A delegation of PMEX visited China from 25 to 29 September. During this visit, PMEX officials met with the management of Dalian Commodity Exchange (DCE) and Zhengzhou Commodity Exchange (ZCE).
In these meetings, matters relating to development and enhancement of derivatives and financial markets in Pakistan and China through building mutual collaboration were discussed. The top of the agenda item centered around cross-listing of commodities. PMEX presented a business model and the regulatory framework for the cross-listing. The other items discussed included commodities to be cross listed, movement of foreign exchange, warehousing and logistics. The Chinese commodity exchanges expressed keen interest in cross-listing of commodities and assured PMEX of their full cooperation and support in achieving this objective.

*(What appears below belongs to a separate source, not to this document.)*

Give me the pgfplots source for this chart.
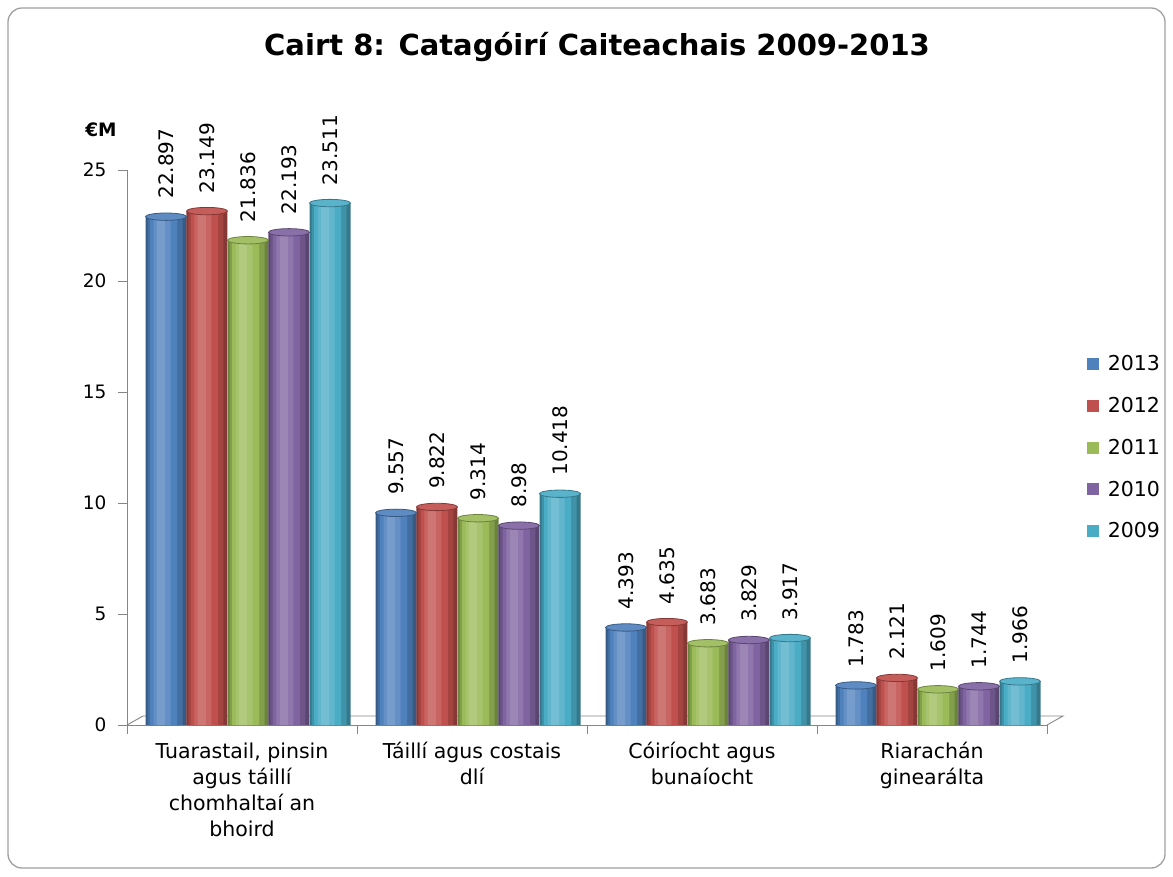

“Pakistan-China bilateral ties are time tested. These ties are expected to further consolidate with the commencement of work on China Pakistan Economic Corridor (CPEC), a flagship program of One Belt One Road, which is a game changer for the region and beyond. PMEX strongly believes that the enhancement of transportation linkages and the development of other related infrastructure under the CPEC will pave the way for enhancing the trade between the two countries”, said Mr. Ejaz Ali Shah, Managing Director, PMEX. He further said that, “The cross-listing of products will go a long way in achieving PMEX’s vision of linking its business to the real economy and in the process showcasing the Pakistan agriculture produce at a global trading platform.”
PMEX is of the view that cross listing of commodities using futures derivatives will spread out the risk of local farmers, traders and processors by offering exposure in more than one markets while mitigating the fluctuation in price. Moreover, this will help the local producers of both the countries to offer their products to a much larger community of traders and investors.